B Cycle – 5th Sunday in Lent 15

As we are approaching the end of our Lenten season I was talking with some people about Lenten sacrifices.  Some were successful in maintaining what they committed to do during Lent. Others were successful for most of the past five weeks; while others failed miserably.  Those who failed needed some reassurances that God was not going to judge them on a  self-imposed duty.  In fact this led to a broader discussion of the moral laws which define sin for us.   God has had thousands of years of watching us continually failing to faithfully follow the law.  There was so much failure that he promised to do something to make it so we could always follow the law.  Once he fulfilled his promise, the law would no longer define what we are not.   Instead our lives would define who we are – sons and daughters of the living God.

Through the prophet Jeremiah God promised to change our hearts. “I will place my law within them and write it upon their hearts; I will be their God, and they shall be my people.   No longer will they have need to teach their friends and relatives how to know the LORD. All, from least to greatest, shall know me, says the LORD, for I will forgive their evildoing and remember their sin no more (Jer. 31: 31-34).

God says plainly that he will change our hearts by imprinting on it his design of how to live lives which conform to his will. Then in the prophecy of Ezekiel he said this new heart would happen by placing the Spirit within us; so God’s promises were fulfilled with the death of Jesus and then with the outpouring of the Holy Spirit at Pentecost. But he promised us even more than a change in our hearts. He also tells us he would forgive us our sins and remember them no more. We need to do more than to hear those words “remember them (your sins) no more.”   We need to believe them because they tell us more about God’s desire for us to be holy than we can learn in years of study.

Paul tells us in Romans 7 that the law can only point out what is sin. How right he is for the law can do nothing more than condemn us of our failings. So let me say this in another way, the law can do nothing to make us holy or righteous. But God changing our hearts will imprint on our very core an understanding of how God desires us to live. So that our new hearts know that when we failed to keep a Lenten sacrifice, instead of making us feel like a failure we will rely more on God in the future. So failing to keep our Lenten promise in one sense is just as or more rewarding as keeping it.

Without this new heart we are totally dependent on our will to adhere to a law or pledge. So we define righteousness by how well we succeeded in keeping our Lenten sacrifice. But if we succeed in keeping our pledge and go back to our old habits, what have we achieved. In the end we are nothing more than law abiders whose hearts are far from God. Paul sums this up for us when he said “For if righteousness comes through the Law, then Christ died needlessly” (Gal. 2:21). This is exactly why we need to surrender and die to self-help in our quest for holiness. It is exactly why God said he would do it for us through the outpouring of the Spirit changing our hearts.
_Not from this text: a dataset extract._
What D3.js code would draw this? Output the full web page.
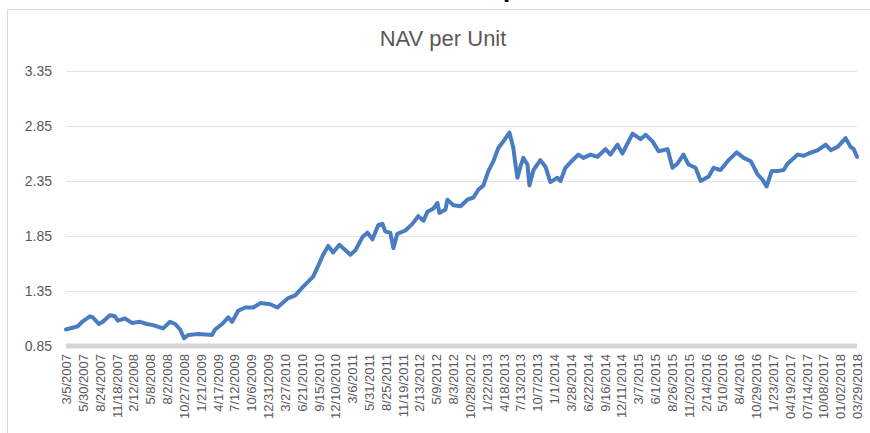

Paul tells us, “…the law was our tutor to lead us to Christ” (Gal. 3:24) but at some point that law now written on our hearts must lead us to repentance and into the arms of the Father. Once we let God embrace us we begin to understand the truth of his promise.  It is only when we act on the understanding that he has forgotten and remembers no more that everything changes for us.

Before this truth is real for us we will continue to live in the past with our failings haunting us?  Have we become so programmed by the world to believe that mistakes must not only be overcome but must be rectified by some act?  Must we always pay the piper for failure?  God does not require sacrifice for our failures.  His only desire is that we open ourselves up to his mercy and forgiveness.  No price has to be paid for our unfaithfulness beyond the price of Jesus on the Cross. But it does require us to acknowledge that the price was paid and because it was paid we must believe God’s love for us is unconditional.

Words should fail us when we finally grasp this act of love. But we do need to accept the gift of grace offered to us by the life and death of Jesus Christ.  Offer God your heart in the remaining time left of Lent.  Make a promise to God that you will attend the three services of the coming Triduum the first weekend in April.

The Mass of the Lords Supper gives us a visual about forgiveness when feet are washed.  Let us mentally place our feet into the hands of Jesus and feel his cleansing power – not of our feet but of our souls.

Let us on Good Friday look at that wood of the cross and let us see on it our sinfulness.  Let us accept and embrace the fact that the death of Jesus was the price of our sin and it was paid in full. “According to the Law…without shedding of blood there is no forgiveness (Heb. 9:22).  Forgiveness has been handed to us as a free gift of grace.  Accept this gift and mentally remember his words – I have forgiven them and have forgotten them.  Then give God thanks as you reverence the cross on that day.

Then on Easter when God’s glory is revealed in the resurrection, picture yourself as he promised you would be – a new creation in Christ. Free from condemnation because you remember his promise to forget your past.  Alive to Christ because of the Holy Spirit and rejoice for He is Risen.  Sing the Glory to God with a new understanding of who you are.  Let this Easter be your rebirth for like the prodigal son…you were once dead and now you live a new life in Christ.